Last week's series on the importance of good drawing prompted the following observations from other web sites:
"Apatoff is always infuriating...."Others might rest on their laurels at this point, but I have three additional clarifications to offer on the subject of good drawing:
"He seems to have a real bug up his behind.... "
"[F]or fuck’s sake."
"You don’t understand comics."
"cartooning isn’t drawing,"
"[Y]ou invariably write nonsense."
"Chris Ware’s comics... do not employ drawing.... "
1. I do not equate good drawing with 1950s photo-realism. Compare this excellent drawing by Picasso
with this terrible drawing from the Smithsonian Book of Comic Book Stories
Both drawings show distorted figures locked in an embrace. Both employ bold, loose, rapid lines. But in the first example, the distortions are compelled by expressive necessity while in the second, they result from technical ignorance. Too many artists today think their technical ignorance is concealed simply because drawings are no longer expected to be realistic. But viewers can still tell the difference.
2. Technical skill can empower, not diminish, imagination. Look at John Cuneo's splendid drawing of an alligator excited by the arrival of his goldfish martini:
The subject matter is anything but realistic, yet it is obvious from special touches such as the alligator's excited little hands or his smiling eyes that Cuneo is a brilliant draftsman.
Last week I wrote about how Leonard Starr's ability to draw hands provided a separate stream of information, parallel to the text, which enhanced the expressive quality of the picture. Cuneo's alligator hands won't be found in any anatomy book, yet note the great precision with which they were rendered. A few fingers in different directions or a few of those seemingly casual lines moved to the left or the right would make the hands less perfect.
I think Cuneo is just about the most psychologically complex illustrator working today. Look at the following detail from a different picture of an alligator, this one lolling with snakes and empty wine bottles on a living room floor.
For those who argued last week that drawing is less important than the "emotional resonance" of the subject matter, consider how Cuneo's dark imaginative content would be diminished if it were not accompanied by his great drawing skill.

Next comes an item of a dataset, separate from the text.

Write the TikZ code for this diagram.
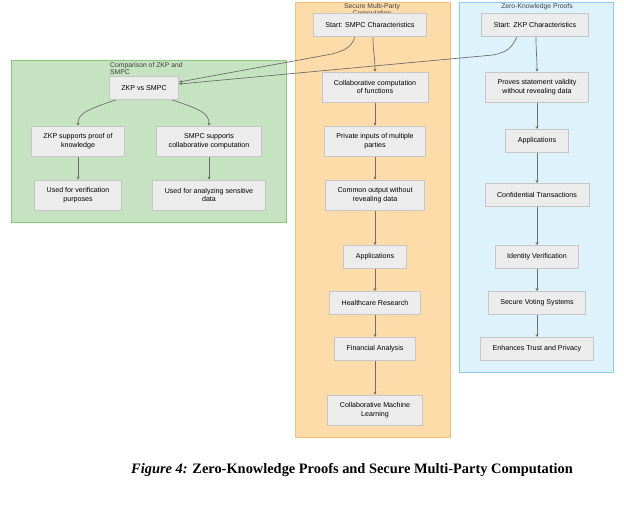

3. A drawing should not be excused from excellence merely because it is one panel in the service of a larger narrative. Disney animator Preston Blair drew a hippo dancing in a ballet tutu for the movie Fantasia. His sketches are not "realistic"-- you'll never find photo reference to show how the rolls of fat would hang from a hippo prancing on her toes-- yet they are persuasive to us because Blair's drawing ability and his understanding of forms enabled him to project how a dancing hippo might operate in real life.
These sketches are another wonderful example of how imagination is empowered by technical skill.
A number of commenters explained to me last week that the drawings inside those little panels in graphic novels should not be evaluated as "drawings" because they are merely in the service of some story. It is the "larger narrative" I should be concerned about, not the qualities of some component. But take another look at Blair's loving drawings of that hippo, which make up a far smaller part of Fantasia's narrative than a panel in a graphic novel. Rather than impede the flow of the narrative, they insure that every ingredient contributes its own holistic excellence. If Blair had told his boss Walt Disney, "these individual drawings don't need to look good because they are in the service of a larger narrative," Disney would have fired his ass, and he would have been right to do so.